■ **Task prompt**:
Begin with the first line below and retype each line exactly through the line containing "(l8) at (701,432);". Any pictures are to be left out.

■ **Supplied information**:
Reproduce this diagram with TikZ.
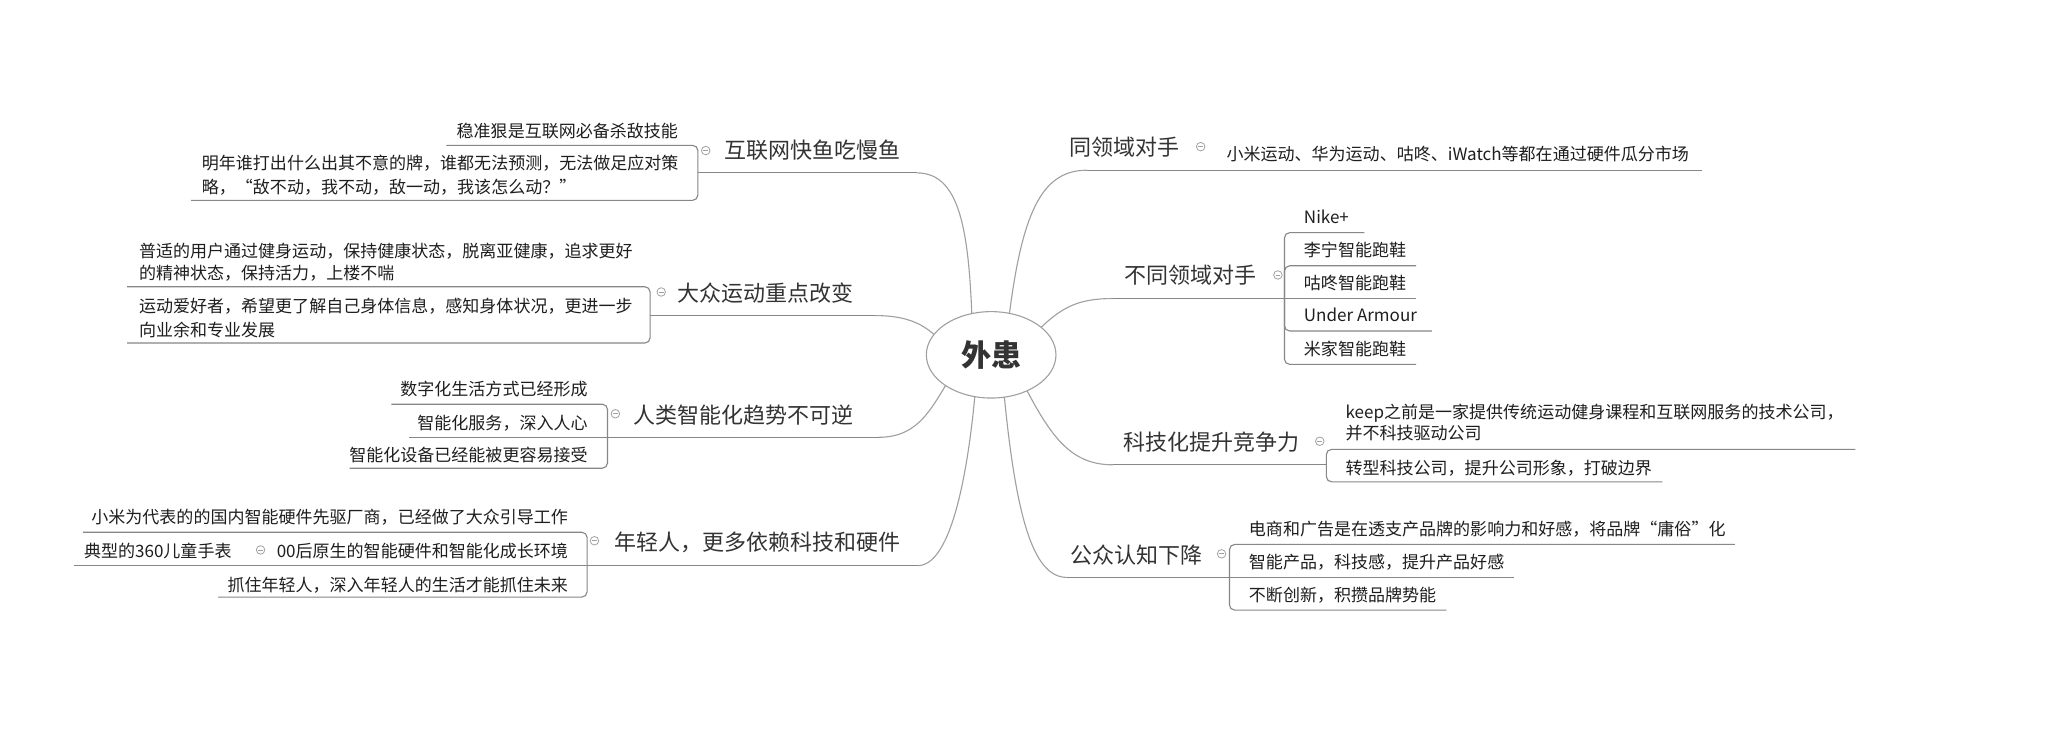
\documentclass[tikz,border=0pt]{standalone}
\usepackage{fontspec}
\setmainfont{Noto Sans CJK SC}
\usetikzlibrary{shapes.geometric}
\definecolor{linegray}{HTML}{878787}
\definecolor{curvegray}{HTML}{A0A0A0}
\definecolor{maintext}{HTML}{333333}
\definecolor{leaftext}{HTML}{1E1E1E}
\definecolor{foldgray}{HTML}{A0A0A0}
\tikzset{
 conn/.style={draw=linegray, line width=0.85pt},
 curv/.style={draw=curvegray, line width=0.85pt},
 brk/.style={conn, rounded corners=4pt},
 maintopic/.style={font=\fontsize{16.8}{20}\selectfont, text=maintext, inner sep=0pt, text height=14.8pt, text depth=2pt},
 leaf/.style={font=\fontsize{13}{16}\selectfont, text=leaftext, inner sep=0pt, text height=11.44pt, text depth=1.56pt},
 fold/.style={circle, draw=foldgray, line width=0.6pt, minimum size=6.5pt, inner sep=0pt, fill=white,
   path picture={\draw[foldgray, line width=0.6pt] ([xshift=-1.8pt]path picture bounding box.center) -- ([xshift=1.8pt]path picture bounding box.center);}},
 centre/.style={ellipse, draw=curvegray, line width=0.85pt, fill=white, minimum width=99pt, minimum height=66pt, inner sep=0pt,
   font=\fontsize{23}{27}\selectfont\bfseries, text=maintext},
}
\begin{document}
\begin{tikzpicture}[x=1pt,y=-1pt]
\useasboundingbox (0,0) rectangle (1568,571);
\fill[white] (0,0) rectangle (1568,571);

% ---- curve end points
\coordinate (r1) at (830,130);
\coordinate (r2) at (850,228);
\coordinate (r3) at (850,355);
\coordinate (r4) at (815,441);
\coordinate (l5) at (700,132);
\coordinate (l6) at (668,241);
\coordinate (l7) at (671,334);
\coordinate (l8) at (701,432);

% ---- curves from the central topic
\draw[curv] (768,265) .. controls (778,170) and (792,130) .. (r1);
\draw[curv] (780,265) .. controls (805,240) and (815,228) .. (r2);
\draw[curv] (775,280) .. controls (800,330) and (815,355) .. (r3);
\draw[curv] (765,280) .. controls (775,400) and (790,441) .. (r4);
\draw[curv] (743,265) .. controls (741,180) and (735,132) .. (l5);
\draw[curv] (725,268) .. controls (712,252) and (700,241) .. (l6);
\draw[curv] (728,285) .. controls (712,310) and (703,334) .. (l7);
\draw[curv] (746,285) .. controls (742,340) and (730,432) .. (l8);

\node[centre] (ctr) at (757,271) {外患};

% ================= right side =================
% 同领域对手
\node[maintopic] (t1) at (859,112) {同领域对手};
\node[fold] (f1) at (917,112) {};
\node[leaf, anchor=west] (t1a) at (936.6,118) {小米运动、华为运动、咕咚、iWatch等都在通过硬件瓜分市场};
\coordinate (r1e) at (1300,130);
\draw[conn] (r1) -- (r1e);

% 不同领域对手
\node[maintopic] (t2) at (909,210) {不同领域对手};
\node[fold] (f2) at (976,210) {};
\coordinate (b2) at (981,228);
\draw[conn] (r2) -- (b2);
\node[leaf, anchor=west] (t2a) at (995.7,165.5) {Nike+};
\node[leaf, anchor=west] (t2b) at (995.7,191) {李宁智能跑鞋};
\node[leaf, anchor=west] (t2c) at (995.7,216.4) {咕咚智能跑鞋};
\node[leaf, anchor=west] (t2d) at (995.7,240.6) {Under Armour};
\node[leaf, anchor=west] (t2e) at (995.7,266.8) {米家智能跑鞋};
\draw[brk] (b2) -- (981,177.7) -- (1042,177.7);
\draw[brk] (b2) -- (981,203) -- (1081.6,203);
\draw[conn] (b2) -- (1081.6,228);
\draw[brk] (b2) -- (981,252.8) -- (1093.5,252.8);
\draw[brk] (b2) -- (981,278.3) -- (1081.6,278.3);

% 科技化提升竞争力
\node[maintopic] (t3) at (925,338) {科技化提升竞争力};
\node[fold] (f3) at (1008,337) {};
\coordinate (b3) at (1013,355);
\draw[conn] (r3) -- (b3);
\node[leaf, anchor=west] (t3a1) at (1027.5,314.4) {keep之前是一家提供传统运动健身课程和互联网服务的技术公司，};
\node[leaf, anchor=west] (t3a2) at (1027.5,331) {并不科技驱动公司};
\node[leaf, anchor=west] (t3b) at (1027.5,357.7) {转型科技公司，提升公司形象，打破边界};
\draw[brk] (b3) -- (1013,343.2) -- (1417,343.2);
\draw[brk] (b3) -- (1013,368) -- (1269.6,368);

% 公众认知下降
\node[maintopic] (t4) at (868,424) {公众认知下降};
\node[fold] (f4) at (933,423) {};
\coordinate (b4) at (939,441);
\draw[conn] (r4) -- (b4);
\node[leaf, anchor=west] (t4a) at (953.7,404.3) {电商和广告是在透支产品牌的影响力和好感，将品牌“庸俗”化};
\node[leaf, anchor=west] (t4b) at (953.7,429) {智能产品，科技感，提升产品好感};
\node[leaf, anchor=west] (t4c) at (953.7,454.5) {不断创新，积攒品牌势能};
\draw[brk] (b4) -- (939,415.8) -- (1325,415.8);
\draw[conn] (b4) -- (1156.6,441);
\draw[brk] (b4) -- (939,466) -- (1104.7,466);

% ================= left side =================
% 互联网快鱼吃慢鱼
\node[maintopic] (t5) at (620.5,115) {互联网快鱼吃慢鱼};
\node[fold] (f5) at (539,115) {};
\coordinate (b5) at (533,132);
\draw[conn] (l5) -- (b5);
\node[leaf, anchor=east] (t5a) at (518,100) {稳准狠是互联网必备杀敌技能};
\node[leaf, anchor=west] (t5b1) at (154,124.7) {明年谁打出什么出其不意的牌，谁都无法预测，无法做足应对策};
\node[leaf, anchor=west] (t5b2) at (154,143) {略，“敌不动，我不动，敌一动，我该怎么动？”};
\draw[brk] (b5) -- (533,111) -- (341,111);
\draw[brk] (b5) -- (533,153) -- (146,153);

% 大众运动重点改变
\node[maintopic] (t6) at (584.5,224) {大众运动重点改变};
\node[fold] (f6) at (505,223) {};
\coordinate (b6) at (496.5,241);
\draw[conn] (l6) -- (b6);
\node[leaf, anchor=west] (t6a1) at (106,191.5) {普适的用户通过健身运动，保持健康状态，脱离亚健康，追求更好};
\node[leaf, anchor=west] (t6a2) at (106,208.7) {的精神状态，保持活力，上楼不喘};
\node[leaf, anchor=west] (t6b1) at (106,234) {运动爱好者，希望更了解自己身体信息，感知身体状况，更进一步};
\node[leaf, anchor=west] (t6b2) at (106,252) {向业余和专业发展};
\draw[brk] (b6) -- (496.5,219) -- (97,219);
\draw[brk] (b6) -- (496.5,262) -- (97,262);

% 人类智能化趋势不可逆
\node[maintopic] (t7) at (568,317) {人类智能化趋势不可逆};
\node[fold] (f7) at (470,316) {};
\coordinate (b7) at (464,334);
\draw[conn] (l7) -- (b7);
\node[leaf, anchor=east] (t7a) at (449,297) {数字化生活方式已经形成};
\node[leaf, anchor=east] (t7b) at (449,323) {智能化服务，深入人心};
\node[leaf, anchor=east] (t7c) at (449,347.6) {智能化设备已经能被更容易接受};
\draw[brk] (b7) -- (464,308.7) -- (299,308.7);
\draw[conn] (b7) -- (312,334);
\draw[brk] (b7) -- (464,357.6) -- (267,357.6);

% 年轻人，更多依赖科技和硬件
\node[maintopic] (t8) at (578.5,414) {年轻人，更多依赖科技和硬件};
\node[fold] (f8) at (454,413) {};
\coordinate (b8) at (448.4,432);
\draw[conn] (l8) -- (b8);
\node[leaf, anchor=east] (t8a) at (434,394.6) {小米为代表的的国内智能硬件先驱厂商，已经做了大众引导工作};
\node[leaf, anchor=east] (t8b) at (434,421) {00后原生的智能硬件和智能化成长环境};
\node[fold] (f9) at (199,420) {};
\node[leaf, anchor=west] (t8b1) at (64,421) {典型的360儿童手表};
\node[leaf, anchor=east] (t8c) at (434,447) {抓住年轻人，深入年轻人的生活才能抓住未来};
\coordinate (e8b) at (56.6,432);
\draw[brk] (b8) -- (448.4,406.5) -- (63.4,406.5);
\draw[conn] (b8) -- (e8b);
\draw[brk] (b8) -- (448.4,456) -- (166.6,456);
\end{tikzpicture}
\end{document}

■ **Task response**:
Reproduce this diagram with TikZ.
\documentclass[tikz,border=0pt]{standalone}
\usepackage{fontspec}
\setmainfont{Noto Sans CJK SC}
\usetikzlibrary{shapes.geometric}
\definecolor{linegray}{HTML}{878787}
\definecolor{curvegray}{HTML}{A0A0A0}
\definecolor{maintext}{HTML}{333333}
\definecolor{leaftext}{HTML}{1E1E1E}
\definecolor{foldgray}{HTML}{A0A0A0}
\tikzset{
 conn/.style={draw=linegray, line width=0.85pt},
 curv/.style={draw=curvegray, line width=0.85pt},
 brk/.style={conn, rounded corners=4pt},
 maintopic/.style={font=\fontsize{16.8}{20}\selectfont, text=maintext, inner sep=0pt, text height=14.8pt, text depth=2pt},
 leaf/.style={font=\fontsize{13}{16}\selectfont, text=leaftext, inner sep=0pt, text height=11.44pt, text depth=1.56pt},
 fold/.style={circle, draw=foldgray, line width=0.6pt, minimum size=6.5pt, inner sep=0pt, fill=white,
   path picture={\draw[foldgray, line width=0.6pt] ([xshift=-1.8pt]path picture bounding box.center) -- ([xshift=1.8pt]path picture bounding box.center);}},
 centre/.style={ellipse, draw=curvegray, line width=0.85pt, fill=white, minimum width=99pt, minimum height=66pt, inner sep=0pt,
   font=\fontsize{23}{27}\selectfont\bfseries, text=maintext},
}
\begin{document}
\begin{tikzpicture}[x=1pt,y=-1pt]
\useasboundingbox (0,0) rectangle (1568,571);
\fill[white] (0,0) rectangle (1568,571);

% ---- curve end points
\coordinate (r1) at (830,130);
\coordinate (r2) at (850,228);
\coordinate (r3) at (850,355);
\coordinate (r4) at (815,441);
\coordinate (l5) at (700,132);
\coordinate (l6) at (668,241);
\coordinate (l7) at (671,334);
\coordinate (l8) at (701,432);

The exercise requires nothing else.